##### Supplied material #####

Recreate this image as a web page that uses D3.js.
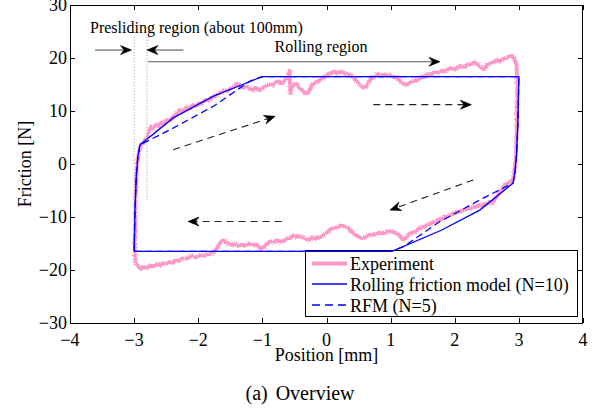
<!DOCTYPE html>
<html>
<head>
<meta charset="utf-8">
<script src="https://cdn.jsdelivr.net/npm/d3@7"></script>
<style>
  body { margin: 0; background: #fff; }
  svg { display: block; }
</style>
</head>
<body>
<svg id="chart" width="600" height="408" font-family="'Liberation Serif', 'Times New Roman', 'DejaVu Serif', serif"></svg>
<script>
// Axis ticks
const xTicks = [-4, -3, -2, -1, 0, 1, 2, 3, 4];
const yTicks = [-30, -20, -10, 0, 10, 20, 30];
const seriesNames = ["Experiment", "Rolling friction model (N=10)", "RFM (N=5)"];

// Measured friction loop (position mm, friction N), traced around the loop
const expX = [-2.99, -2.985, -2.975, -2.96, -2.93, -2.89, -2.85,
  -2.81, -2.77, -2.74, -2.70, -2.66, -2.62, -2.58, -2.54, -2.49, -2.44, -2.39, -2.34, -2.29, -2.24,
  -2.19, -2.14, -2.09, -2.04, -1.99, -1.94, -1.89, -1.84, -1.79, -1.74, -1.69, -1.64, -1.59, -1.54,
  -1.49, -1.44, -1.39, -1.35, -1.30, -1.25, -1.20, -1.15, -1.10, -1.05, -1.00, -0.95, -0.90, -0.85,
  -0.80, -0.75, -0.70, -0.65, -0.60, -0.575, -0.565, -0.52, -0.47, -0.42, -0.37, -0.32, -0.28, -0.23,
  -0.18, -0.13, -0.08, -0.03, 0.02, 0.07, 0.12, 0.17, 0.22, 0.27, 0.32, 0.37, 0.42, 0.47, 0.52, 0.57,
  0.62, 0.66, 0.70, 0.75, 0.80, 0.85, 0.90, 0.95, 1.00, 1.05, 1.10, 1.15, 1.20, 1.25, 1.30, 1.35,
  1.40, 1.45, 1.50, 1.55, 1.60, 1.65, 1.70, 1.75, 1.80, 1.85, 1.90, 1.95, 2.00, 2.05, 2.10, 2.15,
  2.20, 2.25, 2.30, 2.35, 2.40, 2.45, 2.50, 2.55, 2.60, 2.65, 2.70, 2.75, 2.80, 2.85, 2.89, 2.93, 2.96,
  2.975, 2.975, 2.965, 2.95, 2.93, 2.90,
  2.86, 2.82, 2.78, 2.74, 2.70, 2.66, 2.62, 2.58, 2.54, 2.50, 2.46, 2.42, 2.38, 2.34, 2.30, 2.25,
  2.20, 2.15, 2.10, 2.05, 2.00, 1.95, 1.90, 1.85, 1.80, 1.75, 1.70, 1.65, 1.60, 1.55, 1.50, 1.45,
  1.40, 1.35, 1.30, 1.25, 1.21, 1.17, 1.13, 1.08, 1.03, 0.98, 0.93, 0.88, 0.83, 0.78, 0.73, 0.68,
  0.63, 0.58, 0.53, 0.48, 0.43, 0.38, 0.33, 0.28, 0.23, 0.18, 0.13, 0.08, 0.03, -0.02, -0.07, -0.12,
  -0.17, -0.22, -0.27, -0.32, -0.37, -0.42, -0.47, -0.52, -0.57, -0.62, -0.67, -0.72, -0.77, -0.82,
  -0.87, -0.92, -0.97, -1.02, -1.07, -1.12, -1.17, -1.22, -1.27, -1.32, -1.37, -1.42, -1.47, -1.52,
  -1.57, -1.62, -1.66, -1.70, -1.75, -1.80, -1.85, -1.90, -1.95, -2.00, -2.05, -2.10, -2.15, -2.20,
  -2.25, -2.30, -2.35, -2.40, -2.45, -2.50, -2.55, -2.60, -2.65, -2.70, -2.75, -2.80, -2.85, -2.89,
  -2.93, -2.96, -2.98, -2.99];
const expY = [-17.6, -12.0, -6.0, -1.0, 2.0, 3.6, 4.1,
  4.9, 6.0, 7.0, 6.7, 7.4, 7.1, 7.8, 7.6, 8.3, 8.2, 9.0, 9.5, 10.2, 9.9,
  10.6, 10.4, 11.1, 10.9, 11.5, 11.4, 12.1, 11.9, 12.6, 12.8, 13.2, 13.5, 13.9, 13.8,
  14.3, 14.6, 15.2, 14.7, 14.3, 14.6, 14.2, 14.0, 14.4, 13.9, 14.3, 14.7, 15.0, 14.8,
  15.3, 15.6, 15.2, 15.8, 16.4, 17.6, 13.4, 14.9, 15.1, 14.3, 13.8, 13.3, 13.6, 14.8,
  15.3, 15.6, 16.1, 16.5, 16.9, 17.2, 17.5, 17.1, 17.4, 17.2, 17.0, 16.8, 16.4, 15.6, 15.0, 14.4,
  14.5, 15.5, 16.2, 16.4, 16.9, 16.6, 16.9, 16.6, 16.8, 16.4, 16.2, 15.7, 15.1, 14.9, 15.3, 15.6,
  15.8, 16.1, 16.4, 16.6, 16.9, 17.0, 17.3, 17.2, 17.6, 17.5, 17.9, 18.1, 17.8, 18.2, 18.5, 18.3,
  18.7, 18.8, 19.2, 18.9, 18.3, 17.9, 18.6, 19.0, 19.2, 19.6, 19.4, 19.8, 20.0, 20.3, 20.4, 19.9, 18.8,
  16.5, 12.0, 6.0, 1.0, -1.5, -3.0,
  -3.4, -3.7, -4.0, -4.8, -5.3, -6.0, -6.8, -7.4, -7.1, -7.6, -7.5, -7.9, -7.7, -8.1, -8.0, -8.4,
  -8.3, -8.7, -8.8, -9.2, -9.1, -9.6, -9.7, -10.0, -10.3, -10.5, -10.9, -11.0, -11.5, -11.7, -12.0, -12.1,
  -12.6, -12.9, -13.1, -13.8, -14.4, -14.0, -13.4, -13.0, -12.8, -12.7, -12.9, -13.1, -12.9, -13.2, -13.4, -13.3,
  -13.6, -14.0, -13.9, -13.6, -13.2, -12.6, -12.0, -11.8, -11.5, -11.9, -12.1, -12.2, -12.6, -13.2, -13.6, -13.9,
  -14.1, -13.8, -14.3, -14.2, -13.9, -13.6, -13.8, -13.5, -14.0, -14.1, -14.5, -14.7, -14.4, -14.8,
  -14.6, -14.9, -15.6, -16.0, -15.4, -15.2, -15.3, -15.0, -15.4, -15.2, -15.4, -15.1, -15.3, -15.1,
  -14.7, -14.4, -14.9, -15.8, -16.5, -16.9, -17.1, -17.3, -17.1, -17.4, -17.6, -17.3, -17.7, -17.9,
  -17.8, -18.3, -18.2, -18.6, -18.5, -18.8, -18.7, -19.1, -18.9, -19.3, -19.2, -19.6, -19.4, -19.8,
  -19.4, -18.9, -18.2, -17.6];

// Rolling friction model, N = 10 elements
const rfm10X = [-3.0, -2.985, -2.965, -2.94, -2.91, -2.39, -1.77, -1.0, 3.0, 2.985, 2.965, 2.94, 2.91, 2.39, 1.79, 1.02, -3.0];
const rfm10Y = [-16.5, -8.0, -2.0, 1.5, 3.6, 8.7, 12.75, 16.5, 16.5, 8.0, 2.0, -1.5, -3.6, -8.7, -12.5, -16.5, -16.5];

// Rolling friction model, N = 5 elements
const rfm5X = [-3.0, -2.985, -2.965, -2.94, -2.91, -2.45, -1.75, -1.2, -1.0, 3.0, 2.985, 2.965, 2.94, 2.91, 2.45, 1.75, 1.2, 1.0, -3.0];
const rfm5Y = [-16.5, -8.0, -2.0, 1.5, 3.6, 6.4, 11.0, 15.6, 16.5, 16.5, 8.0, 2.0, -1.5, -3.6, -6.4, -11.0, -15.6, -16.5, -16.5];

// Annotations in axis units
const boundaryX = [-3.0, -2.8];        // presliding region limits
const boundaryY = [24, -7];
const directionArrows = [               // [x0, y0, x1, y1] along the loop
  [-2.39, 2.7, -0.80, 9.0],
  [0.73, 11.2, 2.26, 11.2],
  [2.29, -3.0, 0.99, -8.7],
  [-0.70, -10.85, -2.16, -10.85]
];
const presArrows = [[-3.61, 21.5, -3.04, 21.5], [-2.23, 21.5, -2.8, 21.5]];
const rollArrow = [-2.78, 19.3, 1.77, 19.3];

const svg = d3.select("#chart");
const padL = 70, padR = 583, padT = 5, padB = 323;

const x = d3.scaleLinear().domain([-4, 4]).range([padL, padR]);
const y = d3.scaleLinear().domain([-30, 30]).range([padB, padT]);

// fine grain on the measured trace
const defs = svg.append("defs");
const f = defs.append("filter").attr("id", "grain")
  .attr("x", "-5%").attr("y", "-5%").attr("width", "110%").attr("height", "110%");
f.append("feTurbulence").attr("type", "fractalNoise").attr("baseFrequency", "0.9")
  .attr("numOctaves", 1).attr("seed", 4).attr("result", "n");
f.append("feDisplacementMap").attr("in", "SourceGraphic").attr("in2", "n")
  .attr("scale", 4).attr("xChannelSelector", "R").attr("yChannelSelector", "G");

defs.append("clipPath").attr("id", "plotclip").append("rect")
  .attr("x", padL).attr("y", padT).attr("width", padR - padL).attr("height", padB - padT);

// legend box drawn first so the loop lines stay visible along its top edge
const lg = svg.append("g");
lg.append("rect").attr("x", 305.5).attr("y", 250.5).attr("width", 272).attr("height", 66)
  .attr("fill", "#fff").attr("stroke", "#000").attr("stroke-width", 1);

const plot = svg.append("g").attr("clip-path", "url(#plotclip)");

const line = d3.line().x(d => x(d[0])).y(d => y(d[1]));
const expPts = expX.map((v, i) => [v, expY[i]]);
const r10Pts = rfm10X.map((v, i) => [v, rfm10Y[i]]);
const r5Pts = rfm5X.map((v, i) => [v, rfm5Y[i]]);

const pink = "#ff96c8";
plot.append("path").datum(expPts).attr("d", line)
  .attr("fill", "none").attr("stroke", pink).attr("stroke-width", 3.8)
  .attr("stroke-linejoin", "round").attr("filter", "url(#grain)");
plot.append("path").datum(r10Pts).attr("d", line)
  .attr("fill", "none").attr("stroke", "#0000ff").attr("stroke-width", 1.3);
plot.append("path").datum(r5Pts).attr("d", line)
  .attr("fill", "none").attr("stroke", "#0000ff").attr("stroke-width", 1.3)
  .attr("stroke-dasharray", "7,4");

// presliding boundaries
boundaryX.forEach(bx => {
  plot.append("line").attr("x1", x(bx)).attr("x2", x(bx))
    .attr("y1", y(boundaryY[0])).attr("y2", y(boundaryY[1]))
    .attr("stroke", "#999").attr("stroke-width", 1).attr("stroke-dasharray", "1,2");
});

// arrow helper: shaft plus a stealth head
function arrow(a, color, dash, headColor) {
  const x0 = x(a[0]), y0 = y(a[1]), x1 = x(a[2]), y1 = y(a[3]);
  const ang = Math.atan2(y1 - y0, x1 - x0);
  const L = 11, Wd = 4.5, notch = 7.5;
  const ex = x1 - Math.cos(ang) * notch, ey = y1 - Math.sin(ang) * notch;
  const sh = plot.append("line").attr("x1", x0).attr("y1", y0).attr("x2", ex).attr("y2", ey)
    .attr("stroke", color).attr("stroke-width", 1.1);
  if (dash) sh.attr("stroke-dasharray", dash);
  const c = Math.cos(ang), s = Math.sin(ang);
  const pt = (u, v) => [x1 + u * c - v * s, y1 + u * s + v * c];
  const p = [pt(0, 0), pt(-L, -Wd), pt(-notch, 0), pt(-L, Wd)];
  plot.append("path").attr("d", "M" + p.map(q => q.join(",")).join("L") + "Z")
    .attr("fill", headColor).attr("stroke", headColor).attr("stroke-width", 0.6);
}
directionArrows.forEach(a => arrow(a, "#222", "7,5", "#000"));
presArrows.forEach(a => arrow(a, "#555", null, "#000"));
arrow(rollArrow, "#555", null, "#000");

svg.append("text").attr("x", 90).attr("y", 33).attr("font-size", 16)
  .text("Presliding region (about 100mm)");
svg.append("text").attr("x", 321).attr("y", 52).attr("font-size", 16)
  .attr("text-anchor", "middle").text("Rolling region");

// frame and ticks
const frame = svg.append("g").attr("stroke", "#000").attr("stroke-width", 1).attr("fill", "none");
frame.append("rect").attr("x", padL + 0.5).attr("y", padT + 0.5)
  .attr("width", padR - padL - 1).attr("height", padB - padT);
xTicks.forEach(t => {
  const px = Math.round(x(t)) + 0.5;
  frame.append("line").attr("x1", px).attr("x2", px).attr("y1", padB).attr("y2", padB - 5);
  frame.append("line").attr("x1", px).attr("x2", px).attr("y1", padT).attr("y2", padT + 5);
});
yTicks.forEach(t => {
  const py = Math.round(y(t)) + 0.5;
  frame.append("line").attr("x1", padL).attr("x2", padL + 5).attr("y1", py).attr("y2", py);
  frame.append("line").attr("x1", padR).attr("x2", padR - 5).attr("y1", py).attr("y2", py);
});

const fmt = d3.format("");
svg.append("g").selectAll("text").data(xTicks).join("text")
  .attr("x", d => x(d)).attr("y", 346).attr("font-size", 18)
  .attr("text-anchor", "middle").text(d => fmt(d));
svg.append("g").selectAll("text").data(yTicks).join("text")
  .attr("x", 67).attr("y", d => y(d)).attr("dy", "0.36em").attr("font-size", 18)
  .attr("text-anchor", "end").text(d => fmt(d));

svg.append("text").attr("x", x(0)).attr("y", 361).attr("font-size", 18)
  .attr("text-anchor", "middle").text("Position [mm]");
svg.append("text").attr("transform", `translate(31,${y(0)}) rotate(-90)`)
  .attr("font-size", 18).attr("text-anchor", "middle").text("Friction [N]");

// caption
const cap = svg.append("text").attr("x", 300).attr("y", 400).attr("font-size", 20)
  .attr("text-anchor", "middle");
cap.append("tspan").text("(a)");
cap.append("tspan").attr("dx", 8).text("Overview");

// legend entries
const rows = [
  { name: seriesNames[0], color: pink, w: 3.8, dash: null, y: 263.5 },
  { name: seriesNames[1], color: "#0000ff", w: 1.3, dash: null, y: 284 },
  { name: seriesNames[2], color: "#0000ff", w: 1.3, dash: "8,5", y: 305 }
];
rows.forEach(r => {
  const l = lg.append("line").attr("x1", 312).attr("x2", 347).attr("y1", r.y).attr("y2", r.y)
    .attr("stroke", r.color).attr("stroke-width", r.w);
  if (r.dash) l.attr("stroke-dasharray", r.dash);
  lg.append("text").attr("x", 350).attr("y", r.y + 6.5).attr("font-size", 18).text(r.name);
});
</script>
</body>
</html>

#####
##### Supplied material #####

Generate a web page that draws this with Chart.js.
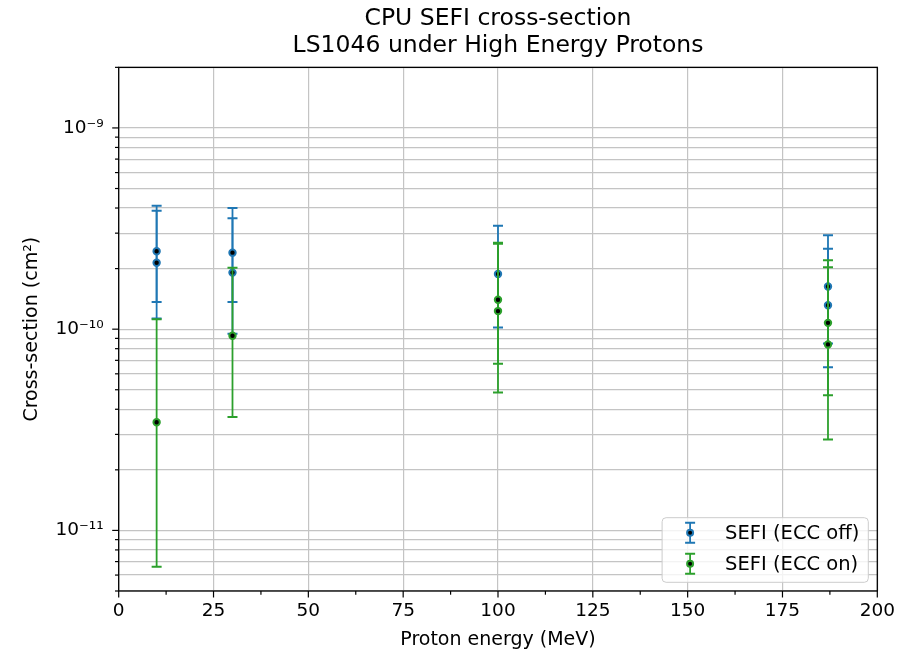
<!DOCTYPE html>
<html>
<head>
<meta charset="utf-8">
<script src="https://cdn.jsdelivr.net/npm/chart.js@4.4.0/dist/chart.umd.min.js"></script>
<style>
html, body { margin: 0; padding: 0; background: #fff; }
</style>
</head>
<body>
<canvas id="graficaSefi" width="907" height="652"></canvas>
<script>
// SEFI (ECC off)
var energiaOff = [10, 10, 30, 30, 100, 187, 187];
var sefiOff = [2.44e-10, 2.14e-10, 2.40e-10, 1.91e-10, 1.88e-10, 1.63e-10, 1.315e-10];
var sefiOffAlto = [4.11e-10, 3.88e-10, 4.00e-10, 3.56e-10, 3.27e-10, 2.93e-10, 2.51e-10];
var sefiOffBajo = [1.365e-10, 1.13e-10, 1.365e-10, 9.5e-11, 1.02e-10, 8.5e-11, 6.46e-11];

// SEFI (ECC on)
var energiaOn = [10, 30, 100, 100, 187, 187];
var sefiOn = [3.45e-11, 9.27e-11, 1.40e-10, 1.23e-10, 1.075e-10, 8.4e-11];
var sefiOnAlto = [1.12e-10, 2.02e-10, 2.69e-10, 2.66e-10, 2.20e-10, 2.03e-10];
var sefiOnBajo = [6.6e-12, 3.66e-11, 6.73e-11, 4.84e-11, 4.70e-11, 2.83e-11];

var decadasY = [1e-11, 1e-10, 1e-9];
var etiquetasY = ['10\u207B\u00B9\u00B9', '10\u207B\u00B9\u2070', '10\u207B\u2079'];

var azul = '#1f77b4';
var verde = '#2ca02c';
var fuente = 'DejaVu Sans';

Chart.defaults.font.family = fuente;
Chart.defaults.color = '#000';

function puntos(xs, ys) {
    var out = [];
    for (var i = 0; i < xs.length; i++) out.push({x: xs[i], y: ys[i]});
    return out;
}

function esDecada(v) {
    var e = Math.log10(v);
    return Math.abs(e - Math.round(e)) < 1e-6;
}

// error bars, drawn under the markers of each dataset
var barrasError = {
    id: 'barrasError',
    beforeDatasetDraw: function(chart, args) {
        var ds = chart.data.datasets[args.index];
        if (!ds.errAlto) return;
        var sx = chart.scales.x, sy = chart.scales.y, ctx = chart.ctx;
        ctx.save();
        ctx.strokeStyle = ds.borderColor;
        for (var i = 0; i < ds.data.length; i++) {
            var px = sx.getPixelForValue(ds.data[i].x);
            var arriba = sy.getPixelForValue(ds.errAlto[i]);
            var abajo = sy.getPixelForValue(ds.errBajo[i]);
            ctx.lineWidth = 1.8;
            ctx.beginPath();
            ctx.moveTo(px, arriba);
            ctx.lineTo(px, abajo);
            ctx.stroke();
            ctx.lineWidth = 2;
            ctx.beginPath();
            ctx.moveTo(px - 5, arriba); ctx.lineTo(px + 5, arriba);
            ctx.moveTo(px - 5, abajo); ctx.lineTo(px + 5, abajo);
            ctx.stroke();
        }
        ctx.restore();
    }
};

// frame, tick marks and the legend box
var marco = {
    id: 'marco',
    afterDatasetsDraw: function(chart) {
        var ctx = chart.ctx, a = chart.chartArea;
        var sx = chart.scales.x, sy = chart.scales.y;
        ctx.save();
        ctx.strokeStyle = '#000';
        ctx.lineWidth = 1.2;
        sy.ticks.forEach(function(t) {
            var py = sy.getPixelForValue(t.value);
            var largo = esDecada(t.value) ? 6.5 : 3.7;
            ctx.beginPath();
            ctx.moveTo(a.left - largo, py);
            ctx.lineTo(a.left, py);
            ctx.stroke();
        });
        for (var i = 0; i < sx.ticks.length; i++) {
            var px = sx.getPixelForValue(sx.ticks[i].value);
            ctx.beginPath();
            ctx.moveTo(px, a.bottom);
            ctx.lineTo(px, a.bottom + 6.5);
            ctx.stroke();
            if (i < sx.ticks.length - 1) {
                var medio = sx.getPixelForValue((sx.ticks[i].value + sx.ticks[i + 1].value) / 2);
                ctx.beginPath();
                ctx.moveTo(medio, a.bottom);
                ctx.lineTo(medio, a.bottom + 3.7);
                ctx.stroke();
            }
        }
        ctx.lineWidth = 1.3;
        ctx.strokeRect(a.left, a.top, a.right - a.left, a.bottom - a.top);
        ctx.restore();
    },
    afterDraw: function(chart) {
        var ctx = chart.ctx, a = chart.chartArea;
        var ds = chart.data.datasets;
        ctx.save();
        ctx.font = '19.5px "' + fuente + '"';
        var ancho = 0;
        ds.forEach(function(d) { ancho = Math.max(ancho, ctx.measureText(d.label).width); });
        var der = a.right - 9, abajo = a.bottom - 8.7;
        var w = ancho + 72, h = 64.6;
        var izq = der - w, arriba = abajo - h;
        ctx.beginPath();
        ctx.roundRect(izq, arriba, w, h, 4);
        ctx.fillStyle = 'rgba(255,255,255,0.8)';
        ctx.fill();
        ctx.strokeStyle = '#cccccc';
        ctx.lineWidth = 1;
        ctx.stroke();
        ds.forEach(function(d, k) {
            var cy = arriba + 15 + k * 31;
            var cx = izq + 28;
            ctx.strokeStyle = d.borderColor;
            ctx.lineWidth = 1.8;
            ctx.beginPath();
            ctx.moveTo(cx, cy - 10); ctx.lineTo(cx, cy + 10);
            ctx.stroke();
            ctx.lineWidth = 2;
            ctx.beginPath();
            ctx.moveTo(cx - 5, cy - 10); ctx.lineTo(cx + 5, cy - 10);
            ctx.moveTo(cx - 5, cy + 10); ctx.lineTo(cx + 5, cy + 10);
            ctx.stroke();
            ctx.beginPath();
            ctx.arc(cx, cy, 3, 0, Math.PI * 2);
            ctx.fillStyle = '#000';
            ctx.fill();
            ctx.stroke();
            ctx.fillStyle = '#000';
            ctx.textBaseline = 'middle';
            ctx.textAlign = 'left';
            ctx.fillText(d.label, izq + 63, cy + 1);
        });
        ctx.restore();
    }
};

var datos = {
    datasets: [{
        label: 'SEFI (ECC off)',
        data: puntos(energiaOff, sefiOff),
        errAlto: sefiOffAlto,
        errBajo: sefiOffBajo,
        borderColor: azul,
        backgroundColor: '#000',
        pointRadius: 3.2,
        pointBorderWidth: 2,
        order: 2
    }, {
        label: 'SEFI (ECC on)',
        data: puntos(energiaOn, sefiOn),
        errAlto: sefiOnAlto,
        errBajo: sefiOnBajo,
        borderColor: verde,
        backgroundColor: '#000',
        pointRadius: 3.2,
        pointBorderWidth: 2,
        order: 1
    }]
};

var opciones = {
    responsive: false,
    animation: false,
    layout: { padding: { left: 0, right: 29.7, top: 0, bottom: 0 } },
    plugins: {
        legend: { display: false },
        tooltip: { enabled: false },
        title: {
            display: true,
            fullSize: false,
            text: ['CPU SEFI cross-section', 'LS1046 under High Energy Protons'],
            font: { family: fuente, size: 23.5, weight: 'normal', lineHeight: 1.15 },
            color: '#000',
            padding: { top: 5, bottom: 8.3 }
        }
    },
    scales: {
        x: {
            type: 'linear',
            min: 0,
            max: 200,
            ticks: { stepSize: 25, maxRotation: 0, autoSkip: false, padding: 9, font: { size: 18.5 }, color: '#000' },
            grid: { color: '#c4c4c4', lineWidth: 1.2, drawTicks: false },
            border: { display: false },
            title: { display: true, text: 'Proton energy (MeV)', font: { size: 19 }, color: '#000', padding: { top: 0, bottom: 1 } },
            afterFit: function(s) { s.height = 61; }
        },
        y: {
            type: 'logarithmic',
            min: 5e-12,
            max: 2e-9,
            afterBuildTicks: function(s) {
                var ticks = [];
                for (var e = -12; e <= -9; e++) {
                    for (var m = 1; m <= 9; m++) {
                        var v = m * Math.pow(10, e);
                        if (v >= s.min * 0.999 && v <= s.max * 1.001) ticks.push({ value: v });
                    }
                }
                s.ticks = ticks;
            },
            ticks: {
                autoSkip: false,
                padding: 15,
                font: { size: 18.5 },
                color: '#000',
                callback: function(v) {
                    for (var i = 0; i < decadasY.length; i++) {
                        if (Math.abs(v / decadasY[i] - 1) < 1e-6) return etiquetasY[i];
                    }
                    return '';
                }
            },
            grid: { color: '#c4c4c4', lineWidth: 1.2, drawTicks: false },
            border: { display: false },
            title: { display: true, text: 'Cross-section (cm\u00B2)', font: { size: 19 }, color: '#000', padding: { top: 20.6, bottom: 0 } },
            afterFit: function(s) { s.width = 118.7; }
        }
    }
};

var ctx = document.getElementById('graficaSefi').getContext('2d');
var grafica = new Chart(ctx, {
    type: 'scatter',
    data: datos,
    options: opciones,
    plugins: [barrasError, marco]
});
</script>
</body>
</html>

#####

Answer with a single number: the count of lines holding the word "that".

2